§ Given information:
______
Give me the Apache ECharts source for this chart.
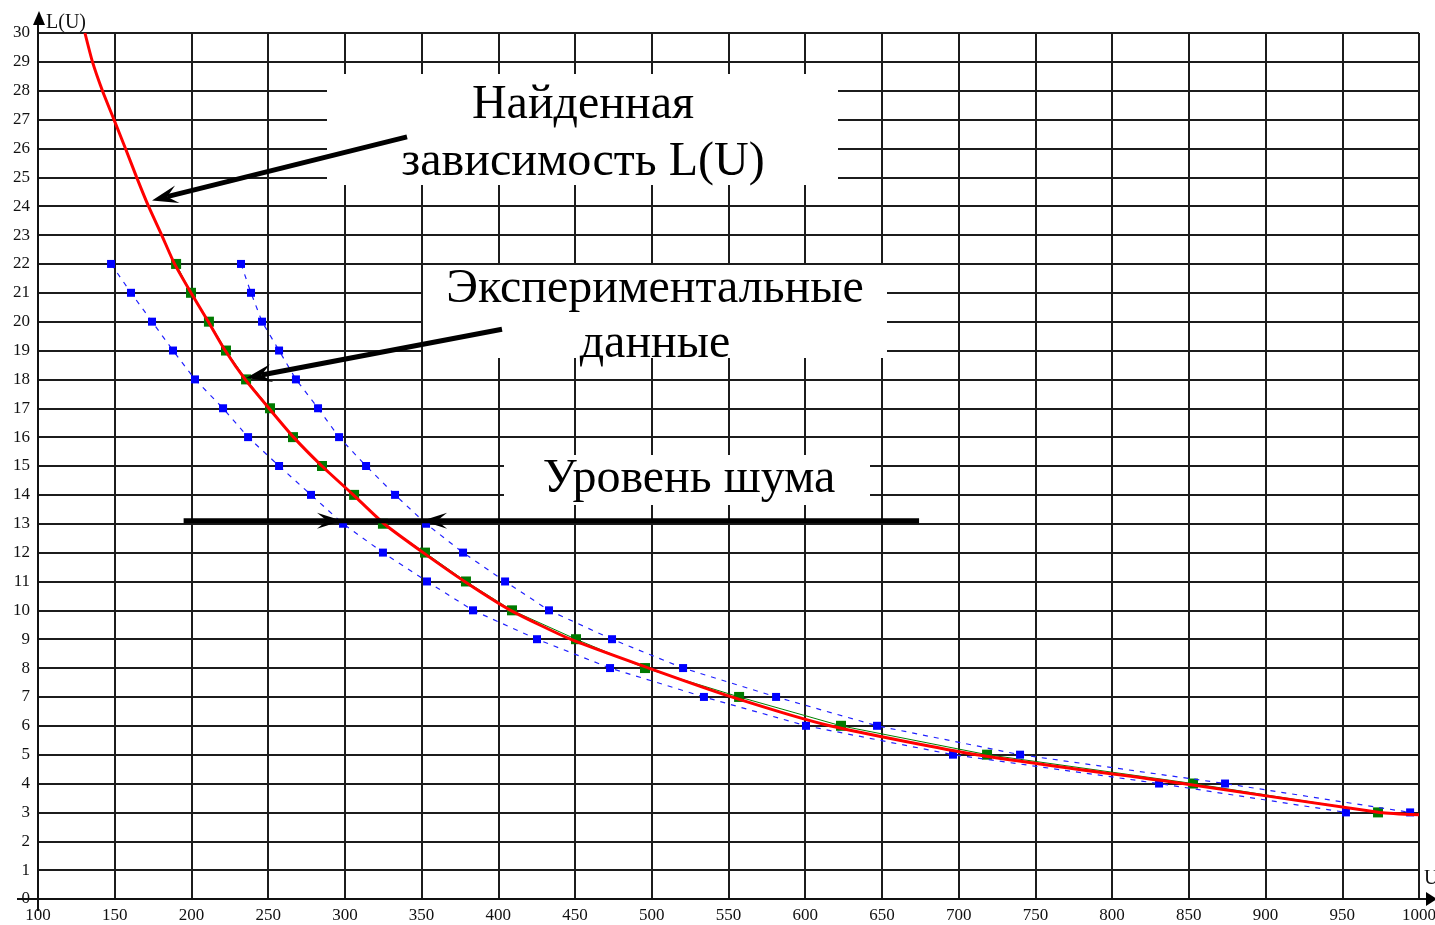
<!DOCTYPE html>
<html><head><meta charset="utf-8">
<script src="https://cdn.jsdelivr.net/npm/echarts@6/dist/echarts.min.js"></script>
<style>html,body{margin:0;padding:0;background:#fff}#c{width:1435px;height:925px}</style>
</head><body><div id="c"></div>
<script>
// ---- data ----
const levels = [22,21,20,19,18,17,16,15,14,13,12,11,10,9,8,7,6,5,4,3];
const expU   = [190,199.7,211.4,222.5,235.6,251.2,266.2,285.1,306,324.8,352.2,378.9,408.9,450.6,495.6,556.9,623.3,718.5,852.7,973.3];
const lowU   = [147.6,160.6,174.3,188,202.3,220.6,236.9,257.1,277.9,298.8,324.8,353.5,383.5,425.2,472.8,534,600.5,696.3,830.6,952.4];
const highU  = [232.3,238.8,246,257.1,268.1,282.5,296.2,313.8,332.7,352.9,377,404.4,433,474.1,520.4,581,646.8,740,873.6,994.2];
const fitU   = [130.6,135.5,142,149.5,157,164.3,172,180.6,189,199.7,211,222,235,250.5,266.5,285,305.5,325.5,351,378,408,447,498,552,616,711.7,846,974.6,1000];
const fitL   = [30,29,28,27,26,25,24,23,22,21,20,19,18,17,16,15,14,13,12,11,10,9,8,7,6,5,4,3,2.92];
const xTicks = [100,150,200,250,300,350,400,450,500,550,600,650,700,750,800,850,900,950,1000];
const yTicks = [0,1,2,3,4,5,6,7,8,9,10,11,12,13,14,15,16,17,18,19,20,21,22,23,24,25,26,27,28,29,30];
const noiseLevel = 13.1;

const pair = (us, ls) => us.map((u, i) => [u, ls[i]]);
const chart = echarts.init(document.getElementById('c'), null, {renderer: 'canvas'});
const gridLine = {show: true, lineStyle: {color: '#1c1c1c', width: 2}};
const lblFont = {fontFamily: 'Liberation Serif', fontSize: 17, color: '#111'};

chart.setOption({
  animation: false,
  backgroundColor: '#fff',
  grid: {left: 38, right: 16, top: 33, bottom: 26, containLabel: false, outerBoundsMode: 'none'},
  xAxis: {
    type: 'value', min: xTicks[0], max: xTicks[xTicks.length - 1], interval: xTicks[1] - xTicks[0],
    axisLine: {show: true, onZero: false, lineStyle: {color: '#111', width: 2}},
    axisTick: {show: false},
    axisLabel: Object.assign({margin: 8, formatter: v => String(v), hideOverlap: false}, lblFont),
    splitLine: gridLine
  },
  yAxis: {
    type: 'value', min: yTicks[0], max: yTicks[yTicks.length - 1], interval: yTicks[1] - yTicks[0],
    axisLine: {show: true, onZero: false, lineStyle: {color: '#111', width: 2}},
    axisTick: {show: false},
    axisLabel: Object.assign({margin: 8, formatter: v => String(v)}, lblFont),
    splitLine: gridLine
  },
  series: [
    {name: 'exp', type: 'line', data: pair(expU, levels), z: 3,
     symbol: 'rect', symbolSize: 10, itemStyle: {color: '#007a00'},
     lineStyle: {color: '#008000', width: 1}},
    {name: 'low', type: 'line', data: pair(lowU, levels), z: 4,
     symbol: 'rect', symbolSize: 8, itemStyle: {color: '#0000ff'},
     lineStyle: {color: '#2020ff', width: 1.2, type: [5, 6]}},
    {name: 'high', type: 'line', data: pair(highU, levels), z: 4,
     symbol: 'rect', symbolSize: 8, itemStyle: {color: '#0000ff'},
     lineStyle: {color: '#2020ff', width: 1.2, type: [5, 6]}},
    {name: 'fit', type: 'line', data: pair(fitU, fitL), z: 5, smooth: 0.2,
     showSymbol: false, lineStyle: {color: '#ff0000', width: 3}}
  ]
});

function P(u, l) { return chart.convertToPixel({gridIndex: 0}, [u, l]); }
function head(tip, from, len, hw) {
  const dx = tip[0] - from[0], dy = tip[1] - from[1], d = Math.hypot(dx, dy);
  const ux = dx / d, uy = dy / d, nx = -uy, ny = ux;
  const bx = tip[0] - ux * len, by = tip[1] - uy * len;
  const notch = [tip[0] - ux * len * 0.6, tip[1] - uy * len * 0.6];
  return {type: 'polygon', z: 20, shape: {points: [tip, [bx + nx * hw, by + ny * hw], notch, [bx - nx * hw, by - ny * hw]]},
          style: {fill: '#000'}};
}
function arrow(fromD, tipD, len, hw, w) {
  const a = P(fromD[0], fromD[1]), t = P(tipD[0], tipD[1]);
  const dx = t[0] - a[0], dy = t[1] - a[1], d = Math.hypot(dx, dy);
  const e = [t[0] - dx / d * len * 0.6, t[1] - dy / d * len * 0.6];
  return [
    {type: 'line', z: 20, shape: {x1: a[0], y1: a[1], x2: e[0], y2: e[1]}, style: {stroke: '#000', lineWidth: w}},
    head(t, a, len, hw)
  ];
}
function box(x1, y1, x2, y2) {
  return {type: 'rect', z: 10, shape: {x: x1, y: y1, width: x2 - x1, height: y2 - y1}, style: {fill: '#fff'}};
}
function txt(s, x, y, size) {
  return {type: 'text', z: 11, x: x, y: y,
    style: {text: s, font: size + 'px "Liberation Serif"', fill: '#000', align: 'center', verticalAlign: 'middle'}};
}

const o = P(xTicks[0], yTicks[0]);
const xEnd = P(xTicks[xTicks.length - 1], yTicks[0]);
const yEnd = P(xTicks[0], yTicks[yTicks.length - 1]);
const nA = P(194.9, noiseLevel), nB = P(674.2, noiseLevel);
const nTipR = P(298.1, noiseLevel), nTipL = P(350.3, noiseLevel);

const g = [
  {type: 'line', z: 12, shape: {x1: o[0], y1: o[1], x2: o[0], y2: o[1] + 12}, style: {stroke: '#111', lineWidth: 2}},
  {type: 'line', z: 12, shape: {x1: o[0] - 21, y1: o[1], x2: o[0], y2: o[1]}, style: {stroke: '#111', lineWidth: 2}},
  {type: 'line', z: 12, shape: {x1: o[0], y1: yEnd[1], x2: o[0], y2: 20}, style: {stroke: '#111', lineWidth: 2}},
  {type: 'polygon', z: 12, shape: {points: [[o[0] + 1, 11], [o[0] - 5, 25], [o[0] + 7, 25]]}, style: {fill: '#000'}},
  {type: 'line', z: 12, shape: {x1: xEnd[0], y1: o[1], x2: 1430, y2: o[1]}, style: {stroke: '#111', lineWidth: 2}},
  {type: 'polygon', z: 12, shape: {points: [[1437, o[1]], [1426, o[1] - 7], [1426, o[1] + 7]]}, style: {fill: '#000'}},
  {type: 'text', z: 12, x: 46, y: 23, style: {text: 'L(U)', font: '20px "Liberation Serif"', fill: '#111', verticalAlign: 'middle'}},
  {type: 'text', z: 12, x: 1424, y: 879, style: {text: 'U', font: '20px "Liberation Serif"', fill: '#111', verticalAlign: 'middle'}},
  box(327, 74, 838, 185),
  box(423, 265, 887, 358),
  box(504, 455, 870, 505),
  txt('Найденная', 583, 105, 48),
  txt('зависимость L(U)', 583, 162, 48),
  txt('Экспериментальные', 655, 289, 48),
  txt('данные', 655, 344, 48),
  txt('Уровень шума', 689, 479, 48),
  {type: 'line', z: 20, shape: {x1: nA[0], y1: nA[1], x2: nB[0], y2: nB[1]}, style: {stroke: '#000', lineWidth: 5}},
  head(nTipR, [nTipR[0] - 30, nTipR[1]], 25, 8),
  head(nTipL, [nTipL[0] + 30, nTipL[1]], 25, 8)
].concat(arrow([340.5, 26.4], [174.3, 24.2], 26, 9, 5))
 .concat(arrow([402.4, 19.74], [235.6, 18.05], 26, 9, 5));

chart.setOption({graphic: g});
</script>
</body></html>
______
§ Aim of the task: Write the material out again exactly as it appears, dropping the pictures.

§ Full solution:
Give me the Apache ECharts source for this chart.
<!DOCTYPE html>
<html><head><meta charset="utf-8">
<script src="https://cdn.jsdelivr.net/npm/echarts@6/dist/echarts.min.js"></script>
<style>html,body{margin:0;padding:0;background:#fff}#c{width:1435px;height:925px}</style>
</head><body><div id="c"></div>
<script>
// ---- data ----
const levels = [22,21,20,19,18,17,16,15,14,13,12,11,10,9,8,7,6,5,4,3];
const expU   = [190,199.7,211.4,222.5,235.6,251.2,266.2,285.1,306,324.8,352.2,378.9,408.9,450.6,495.6,556.9,623.3,718.5,852.7,973.3];
const lowU   = [147.6,160.6,174.3,188,202.3,220.6,236.9,257.1,277.9,298.8,324.8,353.5,383.5,425.2,472.8,534,600.5,696.3,830.6,952.4];
const highU  = [232.3,238.8,246,257.1,268.1,282.5,296.2,313.8,332.7,352.9,377,404.4,433,474.1,520.4,581,646.8,740,873.6,994.2];
const fitU   = [130.6,135.5,142,149.5,157,164.3,172,180.6,189,199.7,211,222,235,250.5,266.5,285,305.5,325.5,351,378,408,447,498,552,616,711.7,846,974.6,1000];
const fitL   = [30,29,28,27,26,25,24,23,22,21,20,19,18,17,16,15,14,13,12,11,10,9,8,7,6,5,4,3,2.92];
const xTicks = [100,150,200,250,300,350,400,450,500,550,600,650,700,750,800,850,900,950,1000];
const yTicks = [0,1,2,3,4,5,6,7,8,9,10,11,12,13,14,15,16,17,18,19,20,21,22,23,24,25,26,27,28,29,30];
const noiseLevel = 13.1;

const pair = (us, ls) => us.map((u, i) => [u, ls[i]]);
const chart = echarts.init(document.getElementById('c'), null, {renderer: 'canvas'});
const gridLine = {show: true, lineStyle: {color: '#1c1c1c', width: 2}};
const lblFont = {fontFamily: 'Liberation Serif', fontSize: 17, color: '#111'};

chart.setOption({
  animation: false,
  backgroundColor: '#fff',
  grid: {left: 38, right: 16, top: 33, bottom: 26, containLabel: false, outerBoundsMode: 'none'},
  xAxis: {
    type: 'value', min: xTicks[0], max: xTicks[xTicks.length - 1], interval: xTicks[1] - xTicks[0],
    axisLine: {show: true, onZero: false, lineStyle: {color: '#111', width: 2}},
    axisTick: {show: false},
    axisLabel: Object.assign({margin: 8, formatter: v => String(v), hideOverlap: false}, lblFont),
    splitLine: gridLine
  },
  yAxis: {
    type: 'value', min: yTicks[0], max: yTicks[yTicks.length - 1], interval: yTicks[1] - yTicks[0],
    axisLine: {show: true, onZero: false, lineStyle: {color: '#111', width: 2}},
    axisTick: {show: false},
    axisLabel: Object.assign({margin: 8, formatter: v => String(v)}, lblFont),
    splitLine: gridLine
  },
  series: [
    {name: 'exp', type: 'line', data: pair(expU, levels), z: 3,
     symbol: 'rect', symbolSize: 10, itemStyle: {color: '#007a00'},
     lineStyle: {color: '#008000', width: 1}},
    {name: 'low', type: 'line', data: pair(lowU, levels), z: 4,
     symbol: 'rect', symbolSize: 8, itemStyle: {color: '#0000ff'},
     lineStyle: {color: '#2020ff', width: 1.2, type: [5, 6]}},
    {name: 'high', type: 'line', data: pair(highU, levels), z: 4,
     symbol: 'rect', symbolSize: 8, itemStyle: {color: '#0000ff'},
     lineStyle: {color: '#2020ff', width: 1.2, type: [5, 6]}},
    {name: 'fit', type: 'line', data: pair(fitU, fitL), z: 5, smooth: 0.2,
     showSymbol: false, lineStyle: {color: '#ff0000', width: 3}}
  ]
});

function P(u, l) { return chart.convertToPixel({gridIndex: 0}, [u, l]); }
function head(tip, from, len, hw) {
  const dx = tip[0] - from[0], dy = tip[1] - from[1], d = Math.hypot(dx, dy);
  const ux = dx / d, uy = dy / d, nx = -uy, ny = ux;
  const bx = tip[0] - ux * len, by = tip[1] - uy * len;
  const notch = [tip[0] - ux * len * 0.6, tip[1] - uy * len * 0.6];
  return {type: 'polygon', z: 20, shape: {points: [tip, [bx + nx * hw, by + ny * hw], notch, [bx - nx * hw, by - ny * hw]]},
          style: {fill: '#000'}};
}
function arrow(fromD, tipD, len, hw, w) {
  const a = P(fromD[0], fromD[1]), t = P(tipD[0], tipD[1]);
  const dx = t[0] - a[0], dy = t[1] - a[1], d = Math.hypot(dx, dy);
  const e = [t[0] - dx / d * len * 0.6, t[1] - dy / d * len * 0.6];
  return [
    {type: 'line', z: 20, shape: {x1: a[0], y1: a[1], x2: e[0], y2: e[1]}, style: {stroke: '#000', lineWidth: w}},
    head(t, a, len, hw)
  ];
}
function box(x1, y1, x2, y2) {
  return {type: 'rect', z: 10, shape: {x: x1, y: y1, width: x2 - x1, height: y2 - y1}, style: {fill: '#fff'}};
}
function txt(s, x, y, size) {
  return {type: 'text', z: 11, x: x, y: y,
    style: {text: s, font: size + 'px "Liberation Serif"', fill: '#000', align: 'center', verticalAlign: 'middle'}};
}

const o = P(xTicks[0], yTicks[0]);
const xEnd = P(xTicks[xTicks.length - 1], yTicks[0]);
const yEnd = P(xTicks[0], yTicks[yTicks.length - 1]);
const nA = P(194.9, noiseLevel), nB = P(674.2, noiseLevel);
const nTipR = P(298.1, noiseLevel), nTipL = P(350.3, noiseLevel);

const g = [
  {type: 'line', z: 12, shape: {x1: o[0], y1: o[1], x2: o[0], y2: o[1] + 12}, style: {stroke: '#111', lineWidth: 2}},
  {type: 'line', z: 12, shape: {x1: o[0] - 21, y1: o[1], x2: o[0], y2: o[1]}, style: {stroke: '#111', lineWidth: 2}},
  {type: 'line', z: 12, shape: {x1: o[0], y1: yEnd[1], x2: o[0], y2: 20}, style: {stroke: '#111', lineWidth: 2}},
  {type: 'polygon', z: 12, shape: {points: [[o[0] + 1, 11], [o[0] - 5, 25], [o[0] + 7, 25]]}, style: {fill: '#000'}},
  {type: 'line', z: 12, shape: {x1: xEnd[0], y1: o[1], x2: 1430, y2: o[1]}, style: {stroke: '#111', lineWidth: 2}},
  {type: 'polygon', z: 12, shape: {points: [[1437, o[1]], [1426, o[1] - 7], [1426, o[1] + 7]]}, style: {fill: '#000'}},
  {type: 'text', z: 12, x: 46, y: 23, style: {text: 'L(U)', font: '20px "Liberation Serif"', fill: '#111', verticalAlign: 'middle'}},
  {type: 'text', z: 12, x: 1424, y: 879, style: {text: 'U', font: '20px "Liberation Serif"', fill: '#111', verticalAlign: 'middle'}},
  box(327, 74, 838, 185),
  box(423, 265, 887, 358),
  box(504, 455, 870, 505),
  txt('Найденная', 583, 105, 48),
  txt('зависимость L(U)', 583, 162, 48),
  txt('Экспериментальные', 655, 289, 48),
  txt('данные', 655, 344, 48),
  txt('Уровень шума', 689, 479, 48),
  {type: 'line', z: 20, shape: {x1: nA[0], y1: nA[1], x2: nB[0], y2: nB[1]}, style: {stroke: '#000', lineWidth: 5}},
  head(nTipR, [nTipR[0] - 30, nTipR[1]], 25, 8),
  head(nTipL, [nTipL[0] + 30, nTipL[1]], 25, 8)
].concat(arrow([340.5, 26.4], [174.3, 24.2], 26, 9, 5))
 .concat(arrow([402.4, 19.74], [235.6, 18.05], 26, 9, 5));

chart.setOption({graphic: g});
</script>
</body></html>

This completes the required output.